Restaurant information
- Established: 2000
- Location: Moscow, Russia
- Website: https://www.cafemumu.ru/

= Moo Moo Restaurant =

Restaurant chain Russia

Moo-Moo (Му-Му) is a chain of buffet restaurants in Russia.

Moo-Moo operates as a cafeteria-style restaurant and as such can be considered a fast food restaurant. The entire menu is self-service, and includes a wide variety of meats, including shashlik, as well as vegetables, soups, breads, and desserts. Most Moo-Moo restaurants operate in the Moscow area, including Arbat. Moo-Moo restaurants are decorated with a black-and-white cow motif. Continuing the theme, every meal purchased comes with a piece of milk-flavoured candy wrapped in a black-and-white cow wrapper .
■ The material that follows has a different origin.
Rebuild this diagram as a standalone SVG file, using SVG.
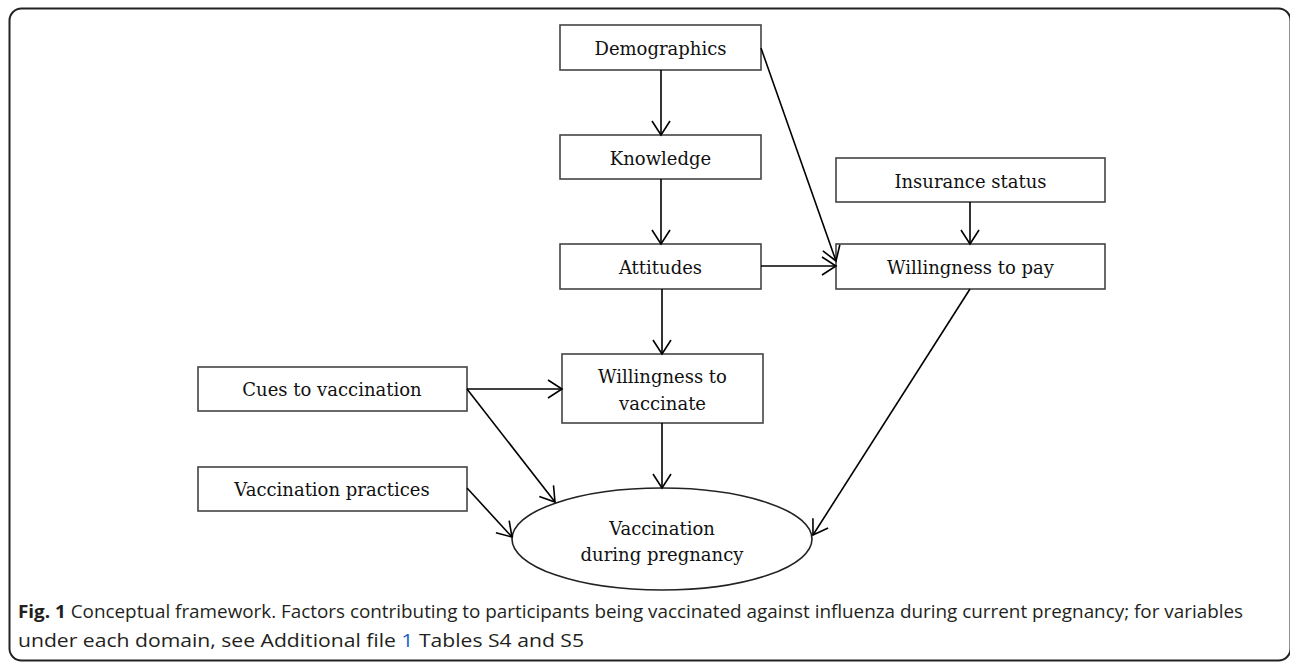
<svg xmlns="http://www.w3.org/2000/svg" width="1290" height="662" viewBox="0 0 1290 662">
<defs>
<marker id="arr" markerUnits="userSpaceOnUse" markerWidth="20" markerHeight="22" refX="16" refY="11" orient="auto">
<path d="M2,2 L16,11 L2,20" fill="none" stroke="#000" stroke-width="1.6"/>
</marker>
<style>
.box{fill:#fff;stroke:#444;stroke-width:1.6}
.lbl{font-family:"DejaVu Serif","Liberation Serif",serif;font-size:18px;fill:#111;text-anchor:middle}
.con line{stroke:#000;stroke-width:1.6;marker-end:url(#arr)}
.cap{font-family:"Open Sans","Liberation Sans",sans-serif;font-size:18.5px;fill:#231f20}
</style>
</defs>
<rect x="9.5" y="8.5" width="1281" height="652" rx="12" fill="#fff" stroke="#222" stroke-width="2"/>
<g id="demographics"><rect class="box" x="560" y="25" width="201" height="45"/><text class="lbl" x="660.5" y="55">Demographics</text></g>
<g id="knowledge"><rect class="box" x="560" y="135" width="201" height="44"/><text class="lbl" x="660.5" y="165">Knowledge</text></g>
<g id="attitudes"><rect class="box" x="560" y="244" width="201" height="45"/><text class="lbl" x="660.5" y="274">Attitudes</text></g>
<g id="insurance"><rect class="box" x="836" y="158" width="269" height="44"/><text class="lbl" x="970.5" y="188">Insurance status</text></g>
<g id="wtp"><rect class="box" x="836" y="244" width="269" height="45"/><text class="lbl" x="970.5" y="274">Willingness to pay</text></g>
<g id="wtv"><rect class="box" x="562" y="354" width="201" height="69"/><text class="lbl" x="662.5" y="383">Willingness to</text><text class="lbl" x="662.5" y="410">vaccinate</text></g>
<g id="cues"><rect class="box" x="198" y="367" width="269" height="44"/><text class="lbl" x="332" y="396">Cues to vaccination</text></g>
<g id="practices"><rect class="box" x="198" y="467" width="269" height="44"/><text class="lbl" x="332" y="496">Vaccination practices</text></g>
<g id="outcome"><ellipse cx="662" cy="539" rx="150" ry="51" fill="#fff" stroke="#222" stroke-width="1.6"/><text class="lbl" x="662" y="535">Vaccination</text><text class="lbl" x="662" y="561">during pregnancy</text></g>
<g id="connectors" class="con">
<line x1="661" y1="70" x2="661" y2="135"/>
<line x1="661" y1="179" x2="661" y2="244"/>
<line x1="662" y1="289" x2="662" y2="354"/>
<line x1="761" y1="48" x2="836" y2="261"/>
<line x1="761" y1="266" x2="836" y2="266"/>
<line x1="970" y1="202" x2="970" y2="244"/>
<line x1="467" y1="389" x2="562" y2="389"/>
<line x1="467" y1="389" x2="555" y2="502"/>
<line x1="467" y1="488" x2="512" y2="537"/>
<line x1="662" y1="423" x2="662" y2="488"/>
<line x1="970" y1="289" x2="813" y2="535"/>
</g>
<g id="caption">
<text class="cap" x="18" y="618" textLength="1225" lengthAdjust="spacingAndGlyphs"><tspan font-weight="bold">Fig. 1</tspan> Conceptual framework. Factors contributing to participants being vaccinated against influenza during current pregnancy; for variables</text>
<text class="cap" x="18" y="647" textLength="566" lengthAdjust="spacingAndGlyphs">under each domain, see Additional file <tspan fill="#1a5fc8">1</tspan> Tables S4 and S5</text>
</g>
</svg>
The restaurant is famous for its specialty meals inspired by works of Russian literature. It attracted much controversy in 2012 for its seagull dish (inspired by Anton Chekhov's The Seagull).

The first restaurant opened on February 10, 2000, near the Frunzenskaya metro station. The network of the cafe belongs to the Russian businessman Andrei Dellos; as the founder, he planned to create a fast food on exclusively Russian products and Russian recipes.

As of July 2022, 38 restaurants are in operation: 35 within Moscow and 3 in the Moscow region.